According to a recent article in Businessweek by Michael Mandel, household debt in the U.S., and around the world, has exploded in the last seven years to almost 14 trillion dollars; yes, that’s trillion with a “t”. By comparison, had household debt continued its pace of the 90’s, the total would “only” be around 11 trillion dollars.
After all the talk about Congress passing laws to restructure mortgages in hopes of averting an all out collapse of the housing market, many policy makers seem to have ignored the proverbial “elephant in the room”…consumers have too much debt.
It’s tragically ironic that the proponents of BAPCPA, the 2005 amendments to the Bankruptcy Code, are getting exactly the opposite of what they claimed BAPCPA would deliver. Senators and Congressmen boldly stated the new bankruptcy laws would reduce the amount of Chapter 7 bankruptcies and force more people to file Chapter 13 debtor’s court. In fact, the opposite has happened. Before BAPCPA, two-thirds of my cases were Chapter 13 cases, while one-third were Chapter 7 cases. Since BAPCPA, my caseload has “flipped”; two-thirds of my filings are Chapter 7 cases, while one-third are Chapter 13 cases.

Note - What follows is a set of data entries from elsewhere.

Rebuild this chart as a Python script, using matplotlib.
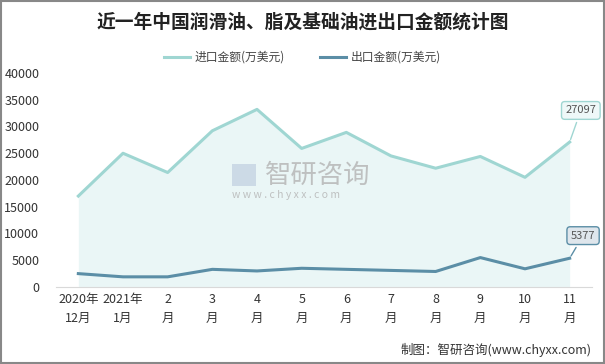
import matplotlib
matplotlib.use("Agg")
import matplotlib.pyplot as plt
from matplotlib.patches import Rectangle

plt.rcParams['font.family'] = ['Noto Sans CJK SC', 'DejaVu Sans']

categories = ["2020年\n12月", "2021年\n1月", "2\n月", "3\n月", "4\n月", "5\n月",
              "6\n月", "7\n月", "8\n月", "9\n月", "10\n月", "11\n月"]
import_vals = [17000, 25000, 21400, 29200, 33200, 25900, 28900, 24500, 22200, 24400, 20500, 27097]
export_vals = [2500, 1900, 1900, 3300, 3000, 3500, 3300, 3100, 2900, 5500, 3400, 5377]
yticks = [0, 5000, 10000, 15000, 20000, 25000, 30000, 35000, 40000]

c_imp = "#9fd6d2"
c_fill = "#eaf6f6"
c_exp = "#5b8ea6"

fig = plt.figure(figsize=(6.05, 3.64), dpi=100)
ax = fig.add_axes([56/605, (364-287)/364, (592-56)/605, (287-73)/364])
x = list(range(len(categories)))

ax.fill_between(x, import_vals, 0, color=c_fill, lw=0, zorder=1)
ax.plot(x, import_vals, color=c_imp, lw=2.2, label="进口金额(万美元)", zorder=3)
ax.plot(x, export_vals, color=c_exp, lw=2.2, label="出口金额(万美元)", zorder=3)

ax.set_xlim(-0.5, len(categories) - 0.5)
ax.set_ylim(0, 40000)
ax.set_yticks(yticks)
ax.set_yticklabels([str(v) for v in yticks], fontsize=9, color="#333333")
ax.set_xticks(x)
ax.set_xticklabels(categories, fontsize=9, color="#333333", linespacing=1.6)
ax.tick_params(length=0, pad=4)
ax.tick_params(axis='y', pad=12)
for s in ["top", "right", "left"]:
    ax.spines[s].set_visible(False)
ax.spines["bottom"].set_color("#d9d9d9")

# callouts
ax.annotate(str(import_vals[-1]), xy=(x[-1], import_vals[-1]), xytext=(x[-1] + 0.25, 33000),
            ha="center", va="center", fontsize=8, color="#555555",
            bbox=dict(boxstyle="round,pad=0.35,rounding_size=0.3", fc="#eef8f8", ec=c_imp, lw=1),
            arrowprops=dict(arrowstyle="-", color=c_imp, lw=1), zorder=5)
ax.annotate(str(export_vals[-1]), xy=(x[-1], export_vals[-1]), xytext=(x[-1] + 0.3, 9600),
            ha="center", va="center", fontsize=8, color="#555555",
            bbox=dict(boxstyle="round,pad=0.35,rounding_size=0.3", fc="#dfe6ec", ec=c_exp, lw=1),
            arrowprops=dict(arrowstyle="-", color=c_exp, lw=1), zorder=5)

# watermark
fig.text(265/605, 1 - 175/364, "智研咨询", fontsize=19, color="#b3b3b3", alpha=0.8, ha="left", va="center")
fig.text(232/605, 1 - 195/364, "w w w . c h y x x . c o m", fontsize=7.5, color="#b3b3b3", alpha=0.8, ha="left", va="center")
fig.patches.append(Rectangle((232/605, 1 - 186/364), 24/605, 22/364, transform=fig.transFigure,
                             fc="#c5d3e3", ec="none", alpha=0.8))

fig.text(0.5, 0.94, "近一年中国润滑油、脂及基础油进出口金额统计图", fontsize=13.5,
         fontweight="bold", ha="center", va="center", color="#222222")
leg = fig.legend(loc="center", bbox_to_anchor=(0.5, 0.842), ncol=2, frameon=False,
                 fontsize=8.5, handlelength=2.2, columnspacing=3, handletextpad=0.4)
for t in leg.get_texts():
    t.set_color("#444444")

fig.text(592/605, 14/364, "制图：智研咨询(www.chyxx.com)", fontsize=9,
         ha="right", va="center", color="#333333")

fig.patches.append(Rectangle((0.001, 0.002), 0.997, 0.995, transform=fig.transFigure,
                             fill=False, ec="#888888", lw=1.5))

fig.savefig("out.png", dpi=100)
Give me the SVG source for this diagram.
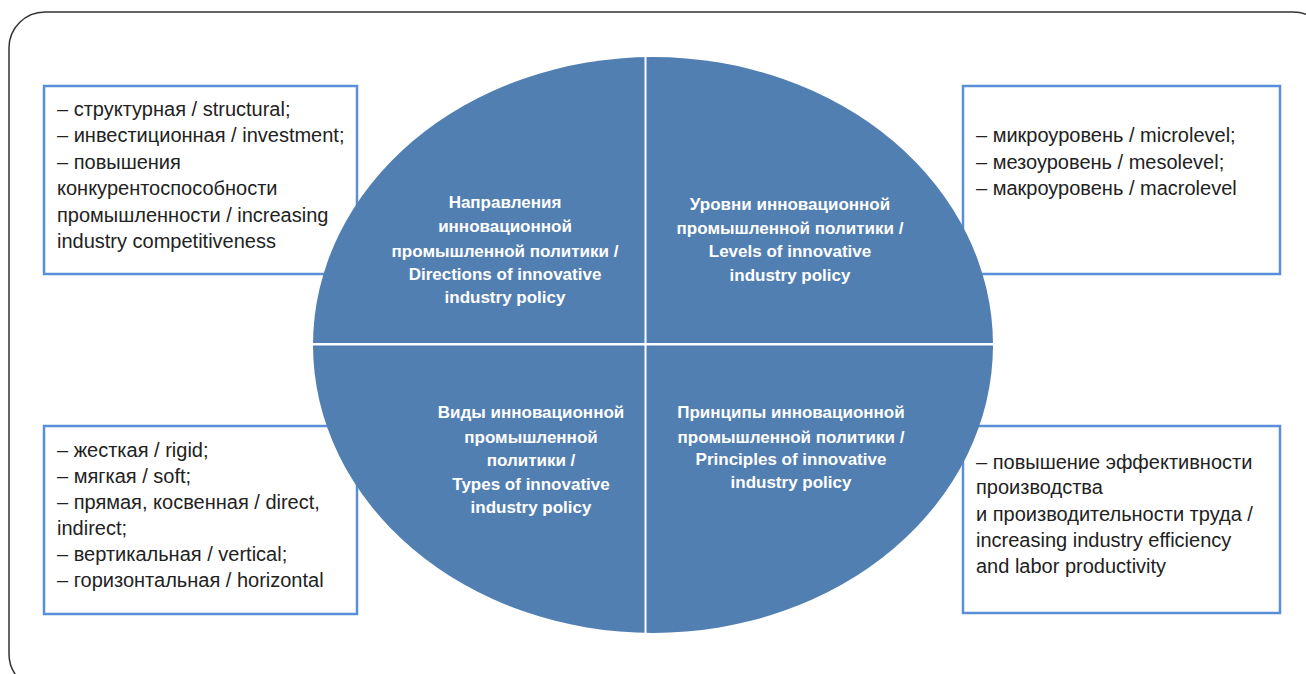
<svg xmlns="http://www.w3.org/2000/svg" width="1306" height="674" viewBox="0 0 1306 674">
<style>
.frame{fill:none;stroke:#333;stroke-width:1.5}
.box{fill:#fff;stroke:#5B8ED8;stroke-width:2.5}
.quad{fill:#527FB2}
.bt{font-family:"Liberation Sans",Arial,sans-serif;font-size:20px;fill:#222}
.qt{font-family:"Liberation Sans",Arial,sans-serif;font-size:17px;font-weight:bold;fill:#fff;text-anchor:middle}
</style>
<defs>
<clipPath id="ell"><ellipse cx="653" cy="345" rx="340" ry="288"/></clipPath>
</defs>
<rect class="frame" x="9" y="12" width="1320" height="678" rx="36" ry="36"/>
<g id="connectors"></g>
<g id="box-directions">
<rect class="box" x="44" y="86" width="313" height="188"/>
<text class="bt"><tspan x="57" y="116">– структурная / structural;</tspan><tspan x="57" y="142">– инвестиционная / investment;</tspan><tspan x="57" y="169">– повышения</tspan><tspan x="57" y="195">конкурентоспособности</tspan><tspan x="57" y="222">промышленности / increasing</tspan><tspan x="57" y="248">industry competitiveness</tspan></text>
</g>
<g id="box-levels">
<rect class="box" x="963" y="86" width="317" height="188"/>
<text class="bt"><tspan x="976" y="142">– микроуровень / microlevel;</tspan><tspan x="976" y="169">– мезоуровень / mesolevel;</tspan><tspan x="976" y="195">– макроуровень / macrolevel</tspan></text>
</g>
<g id="box-types">
<rect class="box" x="44" y="426" width="313" height="188"/>
<text class="bt"><tspan x="57" y="457">– жесткая / rigid;</tspan><tspan x="57" y="483">– мягкая / soft;</tspan><tspan x="57" y="509">– прямая, косвенная / direct,</tspan><tspan x="57" y="535">indirect;</tspan><tspan x="57" y="561">– вертикальная / vertical;</tspan><tspan x="57" y="587">– горизонтальная / horizontal</tspan></text>
</g>
<g id="box-principles">
<rect class="box" x="963" y="426" width="317" height="187"/>
<text class="bt"><tspan x="976" y="469">– повышение эффективности</tspan><tspan x="976" y="494">производства</tspan><tspan x="976" y="521">и производительности труда /</tspan><tspan x="976" y="547">increasing industry efficiency</tspan><tspan x="976" y="573">and labor productivity</tspan></text>
</g>
<g id="q-directions">
<rect class="quad" x="300" y="40" width="344.5" height="303" clip-path="url(#ell)"/>
<text class="qt"><tspan x="505" y="208">Направления</tspan><tspan x="505" y="232">инновационной</tspan><tspan x="505" y="257">промышленной политики /</tspan><tspan x="505" y="280">Directions of innovative</tspan><tspan x="505" y="303">industry policy</tspan></text>
</g>
<g id="q-levels">
<rect class="quad" x="646.5" y="40" width="360" height="303" clip-path="url(#ell)"/>
<text class="qt"><tspan x="790" y="210">Уровни инновационной</tspan><tspan x="790" y="234">промышленной политики /</tspan><tspan x="790" y="257">Levels of innovative</tspan><tspan x="790" y="281">industry policy</tspan></text>
</g>
<g id="q-types">
<rect class="quad" x="300" y="345.5" width="344.5" height="300" clip-path="url(#ell)"/>
<text class="qt"><tspan x="531" y="418">Виды инновационной</tspan><tspan x="531" y="443">промышленной</tspan><tspan x="531" y="466">политики /</tspan><tspan x="531" y="490">Types of innovative</tspan><tspan x="531" y="513">industry policy</tspan></text>
</g>
<g id="q-principles">
<rect class="quad" x="646.5" y="345.5" width="360" height="300" clip-path="url(#ell)"/>
<text class="qt"><tspan x="791" y="418">Принципы инновационной</tspan><tspan x="791" y="443">промышленной политики /</tspan><tspan x="791" y="465">Principles of innovative</tspan><tspan x="791" y="488">industry policy</tspan></text>
</g>
</svg>
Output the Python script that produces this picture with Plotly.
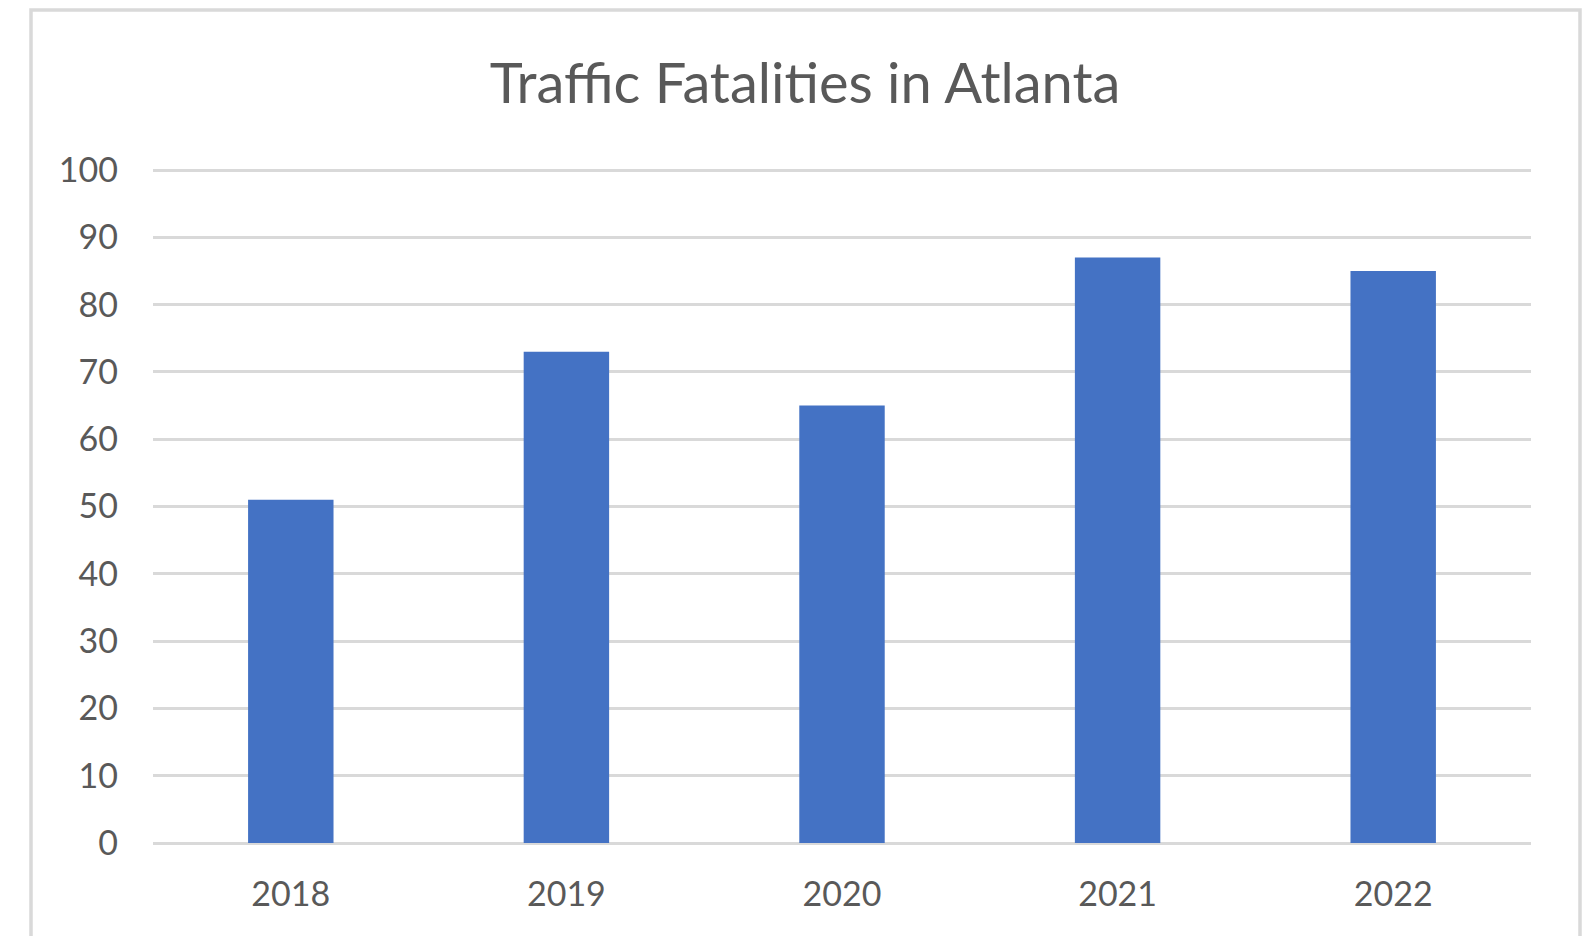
import plotly.graph_objects as go

years = ["2018", "2019", "2020", "2021", "2022"]
fatalities = [51, 73, 65, 87, 85]
y_ticks = [0, 10, 20, 30, 40, 50, 60, 70, 80, 90, 100]
title_text = "Traffic Fatalities in Atlanta"

W, H = 1592, 936
OFF = 8  # default page body margin
# target plot area in page pixels
PX0, PX1, PY100, PY0 = 153, 1531, 169, 843
L = PX0 - OFF
R = W - (PX1 - OFF)
T = PY100 - OFF
B = H - (PY0 - OFF)
pw, ph = W - L - R, H - T - B
YMAX = 100.15

font_family = "Lato"
text_color = "#595959"
grid_color = "#D9D9D9"

fig = go.Figure()
fig.add_trace(go.Bar(
    x=years, y=fatalities,
    marker=dict(color="#4472C4", line=dict(width=0)),
    width=0.31,
))

def px_x(x):
    return (x - OFF - L) / pw

def px_y(y):
    return (H - B - (y - OFF)) / ph

fig.update_layout(
    width=W, height=H,
    margin=dict(l=L, r=R, t=T, b=B, pad=0),
    paper_bgcolor="white", plot_bgcolor="white",
    showlegend=False,
    title=dict(text=title_text, x=(805 - OFF) / W, xanchor="center",
               y=1 - (83 - OFF) / H, yanchor="middle", yref="container",
               font=dict(family=font_family, size=56, color=text_color)),
    font=dict(family=font_family, color=text_color),
    bargap=0.69,
    xaxis=dict(showgrid=False, showline=False, zeroline=False,
               tickfont=dict(size=34, color=text_color),
               ticks="", ticklabelstandoff=28, fixedrange=True),
    yaxis=dict(range=[0, YMAX], tickvals=y_ticks, showgrid=True,
               gridcolor=grid_color, gridwidth=2.5,
               zeroline=True, zerolinecolor=grid_color, zerolinewidth=3,
               showline=False, ticks="", ticklabelstandoff=34,
               tickfont=dict(size=34, color=text_color), fixedrange=True),
    shapes=[dict(type="rect", xref="paper", yref="paper",
                 x0=px_x(31), x1=px_x(1580), y0=px_y(990), y1=px_y(10),
                 line=dict(color=grid_color, width=3.5), layer="below")],
)

fig.write_html("out.html")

1. Contrary to the grandstanding rhetoric of many lawmakers, BAPCPA does not keep people from filing bankruptcy, other than it is much more expensive to do so. Filing for bankruptcy has increased from 50% to 100%, depending on the geographic region and type of case.
2. Chapter 13 debtor’s court, the “darling” of many BAPCPA proponents, is actually less helpful for debtors who want to pay back their debts. Many of my clients who could have filed Chapter 13 debtor’s court under pre-BAPCPA, and paid back all their debts, have instead been forced to file Chapter 7 bankruptcy, walking away from homes, cars and unsecured debts. There is little to no incentive for debtors to file Chapter 13 debtor’s court under BAPCPA.
3. Going back to where we started, U.S. consumers have too much debt. The consumer lending industry has hawked it’s products with Madison Avenue savvy and David Copperfield slight-of-hand. Wall Street thought mathematical models and securization wizardry would make risk obsolete. They were wrong.
Americans have too much debt. Who’s to blame…greedy corporations, foolish individuals or oblivious lawmakers? Democrats will blame evil corporations. Republicans will blame individual consumers who simply made poor decisions. Both will blame lawmakers from the other party. I believe there’s plenty of blame to go around. Corporations have sold their soul for quarterly profits and share price. The American consumer has sold his soul for McMansions, SUVs, and entertainment at any cost. Lawmakers on both sides have “played the harlot” to special interst groups and lobbyists.
And now, the price must be paid. The dollar, once strong, is being crushed. Wall Street is at the mercy of the Fed. American consumers are facing 14 trillion dollars of debt. It’s going to hurt and hurt for a while. That’s the bad news. The good news is this: in my humble opinion, this is still the greatest country on earth with the best government, financial system, and human spirit of any nation on earth. The ship can be righted, but it will take change. It’s time for self-discipline. It’s time for unselfishness. It’s time for conviction. I’d better stop writing now, because it’s time I start doing those things myself.